HMRC repaid £46.3m to people who overpaid tax when they flexibly accessed their pensions in the fourth quarter of 2025, the latest government Pension Schemes Newsletter has shown.
According to the update, HMRC repaid a total of £46,258,175.80 from 1 October to 31 December 2025, down from £48.6m the previous quarter.
There were 13,652 people who received refunds of overpaid tax in Q4, with an average tax repayment per saver of around £3,388.
While the number of people receiving repayments fell from 14,612 the previous quarter, the average refund value was around the same.
The tax repayments on flexible withdrawals were necessary as HMRC applied an emergency 'month 1' tax code on the first withdrawal, which can lead to an initial over-taxation.
People reclaiming overpaid tax must fill in one of three forms, with the latest update revealing that HMRC processed more than 13,500 forms during the period, including 8,488 P55 forms, 4,548 P53Z forms, and 616 P50Z forms.
More than £1.5bn has now been reclaimed by people overtaxed on pension withdrawals since 2015, with the milestone being passed in Q3 2025.
Commenting on the latest update, Quilter head of retirement policy, Jon Greer, said: “Every quarter we see thousands of pensioners penalised for accessing their own savings, as the system undermines the very flexibility it intended to deliver.
“HMRC has taken steps to accelerate repayments, but the figures make clear that the core issue remains unresolved.
“PAYE was designed for regular earnings, not ad hoc pension withdrawals, and retirees continue to face unnecessary administrative hurdles as a result of the unintended friction that is baked into the process.

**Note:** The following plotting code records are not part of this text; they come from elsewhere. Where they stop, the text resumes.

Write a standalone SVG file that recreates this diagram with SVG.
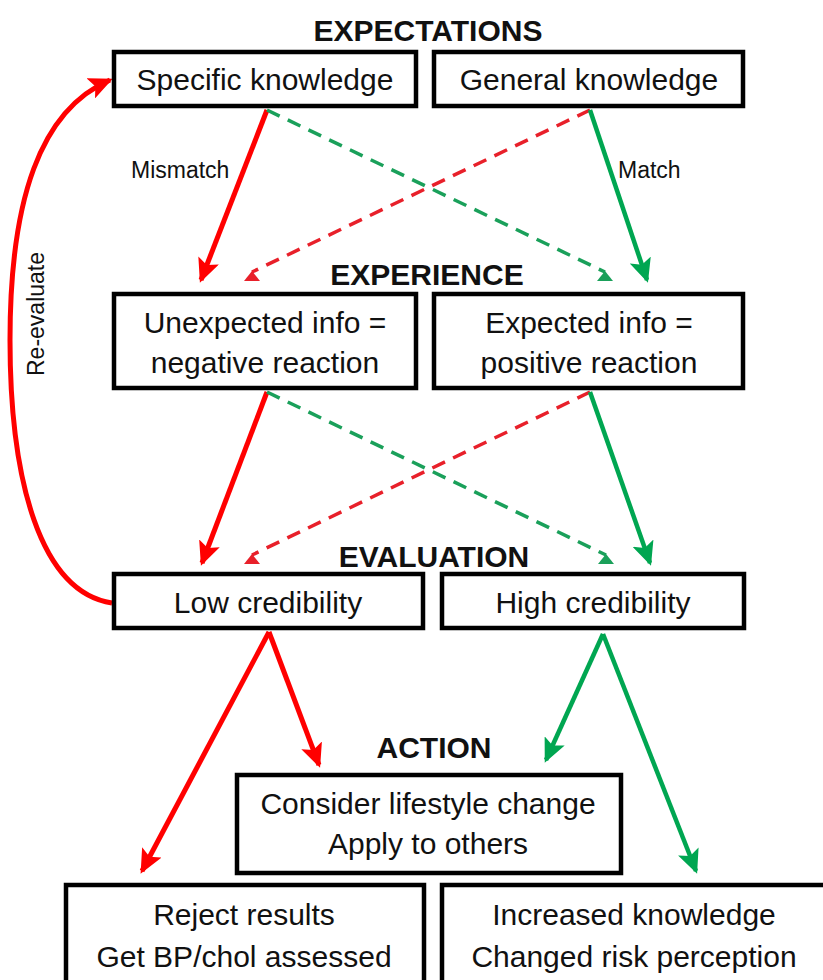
<svg xmlns="http://www.w3.org/2000/svg" width="823" height="980" viewBox="0 0 823 980">
<style>
text{font-family:"Liberation Sans",Arial,sans-serif;fill:#111}
.box{fill:#fff;stroke:#000;stroke-width:4.5}
.t{font-size:30px;text-anchor:middle}
.h{font-size:30px;font-weight:bold;text-anchor:middle}
.lbl{font-size:23px}
.rs{stroke:#ff0000;stroke-width:5;fill:none}
.gs{stroke:#00a651;stroke-width:4.5;fill:none}
.rd{stroke:#e8202a;stroke-width:3.5;fill:none;stroke-dasharray:14 9}
.gd{stroke:#1aa05a;stroke-width:3.5;fill:none;stroke-dasharray:14 9}
</style>
<defs>
<marker id="ar" markerUnits="userSpaceOnUse" markerWidth="26" markerHeight="22" refX="21" refY="11" orient="auto"><path d="M0,0 L24,11 L0,22 L5,11 Z" fill="#ff0000"/></marker>
<marker id="ag" markerUnits="userSpaceOnUse" markerWidth="26" markerHeight="22" refX="21" refY="11" orient="auto"><path d="M0,0 L24,11 L0,22 L5,11 Z" fill="#00a651"/></marker>
<marker id="tr" markerUnits="userSpaceOnUse" markerWidth="18" markerHeight="12" refX="9" refY="2" orient="0"><path d="M1,11 L9,1 L17,11 Z" fill="#e8202a"/></marker>
<marker id="tg" markerUnits="userSpaceOnUse" markerWidth="18" markerHeight="12" refX="9" refY="2" orient="0"><path d="M1,11 L9,1 L17,11 Z" fill="#1aa05a"/></marker>
</defs>
<rect width="823" height="980" fill="#fff"/>

<g id="titles">
<text class="h" x="428" y="41">EXPECTATIONS</text>
<text class="h" x="427" y="285">EXPERIENCE</text>
<text class="h" x="434" y="567">EVALUATION</text>
<text class="h" x="434" y="758">ACTION</text>
</g>

<g id="connectors">
<path class="rs" d="M267,110 L201,280" marker-end="url(#ar)"/>
<path class="gd" d="M267,110 L605,272" marker-end="url(#tg)"/>
<path class="rd" d="M590,110 L252,272" marker-end="url(#tr)"/>
<path class="gs" d="M590,110 L647,280" marker-end="url(#ag)"/>
<path class="rs" d="M267,392 L202,563" marker-end="url(#ar)"/>
<path class="gd" d="M267,392 L606,555" marker-end="url(#tg)"/>
<path class="rd" d="M590,392 L252,555" marker-end="url(#tr)"/>
<path class="gs" d="M590,392 L650,563" marker-end="url(#ag)"/>
<path class="rs" d="M269,632 L142,871" marker-end="url(#ar)"/>
<path class="rs" d="M269,632 L319,765" marker-end="url(#ar)"/>
<path class="gs" d="M603,634 L546,760" marker-end="url(#ag)"/>
<path class="gs" d="M603,634 L696,871" marker-end="url(#ag)"/>
<path class="rs" d="M112,603 C 40,592 10,480 10,340 C 10,200 40,110 110,80" marker-end="url(#ar)"/>
<text class="lbl" x="131" y="178">Mismatch</text>
<text class="lbl" x="618" y="178">Match</text>
<text class="lbl" transform="translate(44,314) rotate(-90)" text-anchor="middle">Re-evaluate</text>
</g>

<g id="specific">
<rect class="box" x="114" y="52" width="302" height="54"/>
<text class="t" x="265" y="90">Specific knowledge</text>
</g>
<g id="general">
<rect class="box" x="434" y="52" width="309" height="54"/>
<text class="t" x="589" y="90">General knowledge</text>
</g>
<g id="unexpected">
<rect class="box" x="114" y="294" width="302" height="94"/>
<text class="t" x="265" y="333">Unexpected info =</text>
<text class="t" x="265" y="373">negative reaction</text>
</g>
<g id="expected">
<rect class="box" x="434" y="294" width="309" height="94"/>
<text class="t" x="589" y="333">Expected info =</text>
<text class="t" x="589" y="373">positive reaction</text>
</g>
<g id="low">
<rect class="box" x="114" y="574" width="309" height="54"/>
<text class="t" x="268" y="613">Low credibility</text>
</g>
<g id="high">
<rect class="box" x="442" y="574" width="302" height="54"/>
<text class="t" x="593" y="613">High credibility</text>
</g>
<g id="consider">
<rect class="box" x="237" y="775" width="384" height="98"/>
<text class="t" x="428" y="814">Consider lifestyle change</text>
<text class="t" x="428" y="854">Apply to others</text>
</g>
<g id="reject">
<rect class="box" x="66" y="885" width="358" height="110"/>
<text class="t" x="244" y="925">Reject results</text>
<text class="t" x="244" y="967">Get BP/chol assessed</text>
</g>
<g id="increased">
<rect class="box" x="442" y="885" width="400" height="110"/>
<text class="t" x="634" y="925">Increased knowledge</text>
<text class="t" x="634" y="967">Changed risk perception</text>
</g>
</svg>
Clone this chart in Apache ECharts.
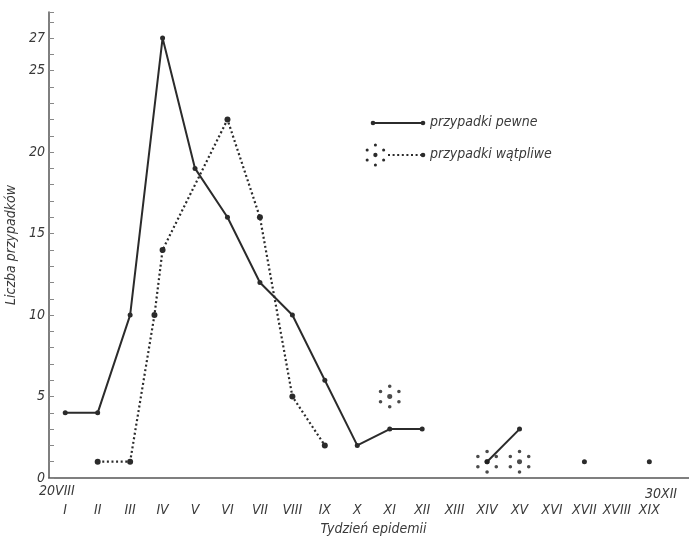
<!DOCTYPE html>
<html>
<head>
<meta charset="utf-8">
<script src="https://cdn.jsdelivr.net/npm/echarts@6/dist/echarts.min.js"></script>
<style>
html,body{margin:0;padding:0;background:#fff;}
#chart{width:689px;height:540px;}
</style>
</head>
<body>
<div id="chart"></div>
<script>
// ---- data ----
const weekLabels = ['I','II','III','IV','V','VI','VII','VIII','IX','X','XI','XII','XIII','XIV','XV','XVI','XVII','XVIII','XIX'];
const weeks = [1,2,3,4,5,6,7,8,9,10,11,12,13,14,15,16,17,18,19];
const certain = [4,4,10,27,19,16,12,10,6,2,3,3,null,1,3,null,1,null,1];
const doubtfulWeeks = [2,3,3.75,4,6,7,8,9];
const doubtful = [1,1,10,14,22,16,5,2];
const doubtfulSingleWeeks = [11,14,15];
const doubtfulSingle = [5,1,1];
const yTickLabels = [0,5,10,15,20,25,27];
const seriesNames = ['przypadki pewne','przypadki wątpliwe'];

const FONT = 'DejaVu Sans Condensed';
const INK = '#2b2b2b';
const TXT = '#3a3a3a';

function ringDots(){
  const pts = [[12,12,2.4]];
  const R = 10;
  [90,30,-30,-90,-150,150].forEach(a=>{
    const r = a*Math.PI/180;
    pts.push([12+R*Math.cos(r), 12-R*Math.sin(r), 1.7]);
  });
  return pts;
}
const RING = 'path://' + ringDots().map(([x,y,r])=>
    `M${(x-r).toFixed(2)} ${y.toFixed(2)}A${r} ${r} 0 1 0 ${(x+r).toFixed(2)} ${y.toFixed(2)}A${r} ${r} 0 1 0 ${(x-r).toFixed(2)} ${y.toFixed(2)}Z`
  ).join('');

const legendRing = ringDots().map(([x,y,r])=>({
  type: 'circle', shape: {cx: 364 + x*0.95, cy: 143 + y, r: r*0.9}, style: {fill: INK}
}));

const chart = echarts.init(document.getElementById('chart'));
const option = {
  animation: false,
  backgroundColor: '#fff',
  grid: {left: 49, right: -9, top: 12, bottom: 62, containLabel: false, outerBoundsMode: 'none'},
  xAxis: [{
    type: 'category',
    data: weekLabels.concat(['']),
    boundaryGap: true,
    axisLine: {lineStyle: {color: '#555', width: 1.5}},
    axisTick: {inside: true, length: 4, interval: 0, lineStyle: {color: '#999'}},
    axisLabel: {interval: 0, margin: 25, fontFamily: FONT, fontStyle: 'italic', fontSize: 14, color: TXT},
    name: 'Tydzień epidemii',
    nameLocation: 'middle',
    nameGap: 44,
    nameTextStyle: {fontFamily: FONT, fontStyle: 'italic', fontSize: 14, color: TXT},
    splitLine: {show: false}
  },{
    type: 'value', min: 0.5, max: 20.5, show: false
  }],
  yAxis: {
    type: 'value', min: 0, max: 28.6, interval: 1,
    axisLine: {show: true, lineStyle: {color: '#555', width: 1.5}},
    axisTick: {show: true, inside: true, length: 5, lineStyle: {color: '#888'}},
    splitLine: {show: false},
    axisLabel: {
      margin: 4, fontFamily: FONT, fontStyle: 'italic', fontSize: 14, color: TXT,
      formatter: v => yTickLabels.indexOf(v) >= 0 ? String(v) : ''
    },
    name: 'Liczba przypadków',
    nameLocation: 'middle',
    nameRotate: 90,
    nameGap: 24,
    nameTextStyle: {fontFamily: FONT, fontStyle: 'italic', fontSize: 14, color: TXT}
  },
  series: [{
    name: seriesNames[0],
    type: 'line',
    xAxisIndex: 1,
    data: weeks.map((w,i)=>[w, certain[i]]),
    connectNulls: false,
    symbol: 'circle', symbolSize: 5, showAllSymbol: true,
    lineStyle: {color: INK, width: 2},
    itemStyle: {color: INK},
    z: 3
  },{
    name: seriesNames[1],
    type: 'line',
    xAxisIndex: 1,
    data: doubtfulWeeks.map((w,i)=>[w, doubtful[i]]),
    symbol: 'circle', symbolSize: 6, showAllSymbol: true,
    lineStyle: {color: INK, width: 2.2, type: [2, 2.6]},
    itemStyle: {color: INK},
    z: 2
  },{
    name: seriesNames[1],
    type: 'scatter',
    xAxisIndex: 1,
    data: doubtfulSingleWeeks.map((w,i)=>[w, doubtfulSingle[i]]),
    symbol: RING, symbolSize: [22, 24],
    itemStyle: {color: '#1e1e1e'},
    z: 4
  }],
  graphic: [
    {type: 'text', x: 39, y: 484, style: {text: '20VIII', font: 'italic 14px "' + FONT + '"', fill: TXT}},
    {type: 'text', x: 645, y: 487, style: {text: '30XII', font: 'italic 14px "' + FONT + '"', fill: TXT}},
    // legend
    {type: 'line', shape: {x1: 373, y1: 123, x2: 423, y2: 123}, style: {stroke: INK, lineWidth: 2}},
    {type: 'circle', shape: {cx: 373, cy: 123, r: 2.3}, style: {fill: INK}},
    {type: 'circle', shape: {cx: 423, cy: 123, r: 2.3}, style: {fill: INK}},
    {type: 'text', x: 430, y: 115, style: {text: seriesNames[0], font: 'italic 14px "' + FONT + '"', fill: TXT}},
    {type: 'line', shape: {x1: 388, y1: 155, x2: 423, y2: 155}, style: {stroke: INK, lineWidth: 2, lineDash: [2, 2.6]}},
    {type: 'circle', shape: {cx: 423, cy: 155, r: 2.3}, style: {fill: INK}},
    {type: 'text', x: 430, y: 147, style: {text: seriesNames[1], font: 'italic 14px "' + FONT + '"', fill: TXT}}
  ].concat(legendRing)
};
chart.setOption(option);
</script>
</body>
</html>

“One of the pressures driving higher tax liabilities for retirees is the growing share of the personal allowance taken up by the state pension.”
Greer noted that, with the allowance now frozen until April 2031 and the state pension continuing to increase, more people were being pushed into paying tax, and while there had been some suggestions that state pension income will not be taxed, it remained to be seen how, if, or when this would be enacted.
“For now, as people take flexible withdrawals to top up their income, a greater proportion becomes taxable, adding to the frustration when over-deductions occur,” he continued.
“HMRC’s efforts to reduce the administrative burden on savers and minimise the number of overpayments made have had little impact so far, and it is clear further steps need to be taken to properly address the issue.
“In the meantime, for those considering accessing their pension, seeking guidance or professional financial advice will be key to ensuring you make any pension withdrawals in the most tax efficient way possible.”